■ **Data section**
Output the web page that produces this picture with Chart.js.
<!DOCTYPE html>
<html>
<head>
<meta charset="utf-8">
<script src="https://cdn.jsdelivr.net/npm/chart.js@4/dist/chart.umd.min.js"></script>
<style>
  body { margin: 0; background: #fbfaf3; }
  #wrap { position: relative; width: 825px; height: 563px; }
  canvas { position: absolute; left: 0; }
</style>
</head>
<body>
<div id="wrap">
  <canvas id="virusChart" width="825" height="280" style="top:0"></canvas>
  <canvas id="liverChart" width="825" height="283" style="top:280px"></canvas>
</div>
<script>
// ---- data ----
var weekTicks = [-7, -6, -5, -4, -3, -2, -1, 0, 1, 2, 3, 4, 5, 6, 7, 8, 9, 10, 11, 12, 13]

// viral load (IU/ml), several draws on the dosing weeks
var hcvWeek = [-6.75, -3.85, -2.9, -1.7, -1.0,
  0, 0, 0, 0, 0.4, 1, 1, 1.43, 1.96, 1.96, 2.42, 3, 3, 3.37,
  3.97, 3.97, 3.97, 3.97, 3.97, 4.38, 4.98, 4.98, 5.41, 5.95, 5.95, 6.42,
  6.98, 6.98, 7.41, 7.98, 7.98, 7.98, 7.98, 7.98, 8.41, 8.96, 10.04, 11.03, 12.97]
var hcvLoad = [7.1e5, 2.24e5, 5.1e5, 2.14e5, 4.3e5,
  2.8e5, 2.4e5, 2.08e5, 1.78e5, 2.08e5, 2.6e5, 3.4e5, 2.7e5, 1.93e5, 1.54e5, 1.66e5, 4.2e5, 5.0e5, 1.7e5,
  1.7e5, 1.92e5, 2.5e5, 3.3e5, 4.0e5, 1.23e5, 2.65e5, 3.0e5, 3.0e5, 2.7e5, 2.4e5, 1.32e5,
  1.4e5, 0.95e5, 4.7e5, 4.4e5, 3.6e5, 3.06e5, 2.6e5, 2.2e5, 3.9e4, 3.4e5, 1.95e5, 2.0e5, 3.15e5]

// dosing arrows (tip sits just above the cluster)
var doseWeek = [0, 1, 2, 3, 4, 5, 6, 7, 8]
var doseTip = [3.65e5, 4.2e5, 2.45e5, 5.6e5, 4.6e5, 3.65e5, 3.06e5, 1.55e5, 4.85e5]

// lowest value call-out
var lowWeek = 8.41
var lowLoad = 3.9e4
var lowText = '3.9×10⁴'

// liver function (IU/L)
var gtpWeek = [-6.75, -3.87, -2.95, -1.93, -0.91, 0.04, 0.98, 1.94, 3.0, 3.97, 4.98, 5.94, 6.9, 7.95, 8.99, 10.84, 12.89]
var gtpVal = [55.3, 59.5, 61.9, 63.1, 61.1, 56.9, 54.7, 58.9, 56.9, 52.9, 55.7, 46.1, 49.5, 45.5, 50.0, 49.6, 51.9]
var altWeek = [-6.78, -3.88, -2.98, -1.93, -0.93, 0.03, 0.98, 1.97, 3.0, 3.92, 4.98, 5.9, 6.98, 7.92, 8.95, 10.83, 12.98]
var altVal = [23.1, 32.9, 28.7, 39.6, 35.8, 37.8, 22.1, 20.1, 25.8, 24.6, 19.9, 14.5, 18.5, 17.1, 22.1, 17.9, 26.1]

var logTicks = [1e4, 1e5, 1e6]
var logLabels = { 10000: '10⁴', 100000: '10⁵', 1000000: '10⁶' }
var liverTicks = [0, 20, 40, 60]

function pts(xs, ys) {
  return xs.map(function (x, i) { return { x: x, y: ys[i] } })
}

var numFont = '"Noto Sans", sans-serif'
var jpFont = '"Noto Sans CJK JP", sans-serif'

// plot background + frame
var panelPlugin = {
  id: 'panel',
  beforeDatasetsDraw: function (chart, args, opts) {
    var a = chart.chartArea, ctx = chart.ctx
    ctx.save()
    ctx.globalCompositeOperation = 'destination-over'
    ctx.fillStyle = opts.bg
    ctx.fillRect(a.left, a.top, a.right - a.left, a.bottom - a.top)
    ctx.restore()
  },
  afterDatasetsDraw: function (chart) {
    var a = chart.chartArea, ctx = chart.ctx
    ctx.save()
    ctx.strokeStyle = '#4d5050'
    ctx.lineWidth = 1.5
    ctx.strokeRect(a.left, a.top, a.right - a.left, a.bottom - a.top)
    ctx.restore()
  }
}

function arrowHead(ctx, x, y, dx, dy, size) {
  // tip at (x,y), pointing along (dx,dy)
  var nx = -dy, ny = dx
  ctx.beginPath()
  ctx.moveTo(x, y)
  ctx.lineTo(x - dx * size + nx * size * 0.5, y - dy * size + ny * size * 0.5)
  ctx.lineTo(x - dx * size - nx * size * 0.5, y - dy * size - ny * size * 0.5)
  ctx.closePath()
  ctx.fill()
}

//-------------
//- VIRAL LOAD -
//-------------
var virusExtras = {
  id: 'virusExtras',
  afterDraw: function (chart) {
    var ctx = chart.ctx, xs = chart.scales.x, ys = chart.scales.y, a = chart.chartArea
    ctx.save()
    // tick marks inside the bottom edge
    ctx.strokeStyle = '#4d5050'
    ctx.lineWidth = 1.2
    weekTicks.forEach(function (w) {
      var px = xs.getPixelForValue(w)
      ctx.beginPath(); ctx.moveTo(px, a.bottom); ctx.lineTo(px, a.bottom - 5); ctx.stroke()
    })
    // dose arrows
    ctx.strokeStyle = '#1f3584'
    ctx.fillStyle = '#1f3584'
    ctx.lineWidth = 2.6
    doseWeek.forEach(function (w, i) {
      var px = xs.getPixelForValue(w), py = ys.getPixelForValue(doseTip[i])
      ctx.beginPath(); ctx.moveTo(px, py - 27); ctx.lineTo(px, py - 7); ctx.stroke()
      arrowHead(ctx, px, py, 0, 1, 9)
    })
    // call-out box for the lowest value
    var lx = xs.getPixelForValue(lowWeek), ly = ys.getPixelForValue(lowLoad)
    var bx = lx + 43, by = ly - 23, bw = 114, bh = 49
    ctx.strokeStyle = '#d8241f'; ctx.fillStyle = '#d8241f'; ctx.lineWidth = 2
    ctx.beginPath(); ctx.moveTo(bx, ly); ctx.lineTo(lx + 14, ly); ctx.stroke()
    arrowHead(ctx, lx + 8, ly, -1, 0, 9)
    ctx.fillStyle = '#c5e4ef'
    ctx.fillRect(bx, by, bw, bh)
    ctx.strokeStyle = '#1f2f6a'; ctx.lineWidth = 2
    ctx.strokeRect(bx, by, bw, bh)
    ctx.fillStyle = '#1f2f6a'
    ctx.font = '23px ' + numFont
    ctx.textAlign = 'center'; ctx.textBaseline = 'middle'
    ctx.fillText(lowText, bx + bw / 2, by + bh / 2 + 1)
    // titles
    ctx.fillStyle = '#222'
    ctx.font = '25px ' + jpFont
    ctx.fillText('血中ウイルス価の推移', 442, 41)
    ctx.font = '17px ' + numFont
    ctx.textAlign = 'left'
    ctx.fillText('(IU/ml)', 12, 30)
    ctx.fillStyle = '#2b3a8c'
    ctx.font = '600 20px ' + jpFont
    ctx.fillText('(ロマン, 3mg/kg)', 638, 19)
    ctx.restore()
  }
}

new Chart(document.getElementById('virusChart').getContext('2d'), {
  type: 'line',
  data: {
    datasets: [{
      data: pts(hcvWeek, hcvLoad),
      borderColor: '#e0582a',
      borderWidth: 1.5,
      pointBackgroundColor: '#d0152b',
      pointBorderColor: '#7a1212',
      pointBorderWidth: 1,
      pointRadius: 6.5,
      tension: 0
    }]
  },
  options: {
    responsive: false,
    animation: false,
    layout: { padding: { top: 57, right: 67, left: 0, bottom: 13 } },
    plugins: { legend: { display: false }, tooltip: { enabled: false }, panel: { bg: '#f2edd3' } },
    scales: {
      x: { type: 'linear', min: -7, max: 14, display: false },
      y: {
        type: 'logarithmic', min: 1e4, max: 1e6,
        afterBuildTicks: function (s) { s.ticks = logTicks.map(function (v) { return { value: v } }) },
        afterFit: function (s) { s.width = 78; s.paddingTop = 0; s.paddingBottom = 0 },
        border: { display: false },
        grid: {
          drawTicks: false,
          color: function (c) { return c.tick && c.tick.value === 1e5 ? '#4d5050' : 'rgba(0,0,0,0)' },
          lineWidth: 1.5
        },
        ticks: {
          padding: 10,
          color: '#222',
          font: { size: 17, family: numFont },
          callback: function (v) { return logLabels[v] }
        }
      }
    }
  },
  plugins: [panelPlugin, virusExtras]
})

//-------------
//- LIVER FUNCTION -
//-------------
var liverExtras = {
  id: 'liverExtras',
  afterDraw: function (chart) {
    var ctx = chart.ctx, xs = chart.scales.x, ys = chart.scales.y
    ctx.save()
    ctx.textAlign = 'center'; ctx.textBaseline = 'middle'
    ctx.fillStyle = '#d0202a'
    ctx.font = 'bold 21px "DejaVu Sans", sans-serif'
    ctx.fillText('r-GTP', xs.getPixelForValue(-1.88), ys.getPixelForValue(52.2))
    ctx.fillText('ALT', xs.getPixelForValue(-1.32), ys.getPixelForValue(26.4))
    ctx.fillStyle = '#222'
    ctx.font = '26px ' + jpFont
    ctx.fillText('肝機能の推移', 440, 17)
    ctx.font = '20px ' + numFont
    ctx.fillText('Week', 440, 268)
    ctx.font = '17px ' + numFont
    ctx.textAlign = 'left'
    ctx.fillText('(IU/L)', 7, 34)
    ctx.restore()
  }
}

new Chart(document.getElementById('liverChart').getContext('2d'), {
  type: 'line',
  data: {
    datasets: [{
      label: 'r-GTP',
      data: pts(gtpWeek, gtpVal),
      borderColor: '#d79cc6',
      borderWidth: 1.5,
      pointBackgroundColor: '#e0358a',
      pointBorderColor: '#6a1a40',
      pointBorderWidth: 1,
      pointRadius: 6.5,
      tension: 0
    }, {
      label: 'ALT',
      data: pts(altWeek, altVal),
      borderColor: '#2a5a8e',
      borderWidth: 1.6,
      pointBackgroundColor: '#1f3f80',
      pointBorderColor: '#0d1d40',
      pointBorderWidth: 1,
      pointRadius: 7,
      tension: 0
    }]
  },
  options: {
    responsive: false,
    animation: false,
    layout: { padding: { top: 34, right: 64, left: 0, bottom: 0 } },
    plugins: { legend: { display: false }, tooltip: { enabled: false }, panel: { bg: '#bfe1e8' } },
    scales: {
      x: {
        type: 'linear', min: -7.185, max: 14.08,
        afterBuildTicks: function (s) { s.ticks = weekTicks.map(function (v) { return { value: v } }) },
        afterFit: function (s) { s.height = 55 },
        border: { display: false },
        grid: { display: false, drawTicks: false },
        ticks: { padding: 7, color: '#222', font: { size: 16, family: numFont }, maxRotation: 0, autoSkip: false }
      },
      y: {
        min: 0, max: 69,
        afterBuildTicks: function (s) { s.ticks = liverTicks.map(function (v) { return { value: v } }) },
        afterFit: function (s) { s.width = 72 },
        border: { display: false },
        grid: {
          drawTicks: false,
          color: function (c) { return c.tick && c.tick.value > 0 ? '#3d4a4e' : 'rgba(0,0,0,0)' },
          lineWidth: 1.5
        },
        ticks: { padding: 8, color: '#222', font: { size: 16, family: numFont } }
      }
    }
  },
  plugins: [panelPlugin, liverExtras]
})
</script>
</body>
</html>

■ **Your goal**
Quote exactly the stretch of lines above that starts at the first one and ends at the line with "11, 12, 13]", and nothing beyond it.

■ **Problem solution**
Output the web page that produces this picture with Chart.js.
<!DOCTYPE html>
<html>
<head>
<meta charset="utf-8">
<script src="https://cdn.jsdelivr.net/npm/chart.js@4/dist/chart.umd.min.js"></script>
<style>
  body { margin: 0; background: #fbfaf3; }
  #wrap { position: relative; width: 825px; height: 563px; }
  canvas { position: absolute; left: 0; }
</style>
</head>
<body>
<div id="wrap">
  <canvas id="virusChart" width="825" height="280" style="top:0"></canvas>
  <canvas id="liverChart" width="825" height="283" style="top:280px"></canvas>
</div>
<script>
// ---- data ----
var weekTicks = [-7, -6, -5, -4, -3, -2, -1, 0, 1, 2, 3, 4, 5, 6, 7, 8, 9, 10, 11, 12, 13]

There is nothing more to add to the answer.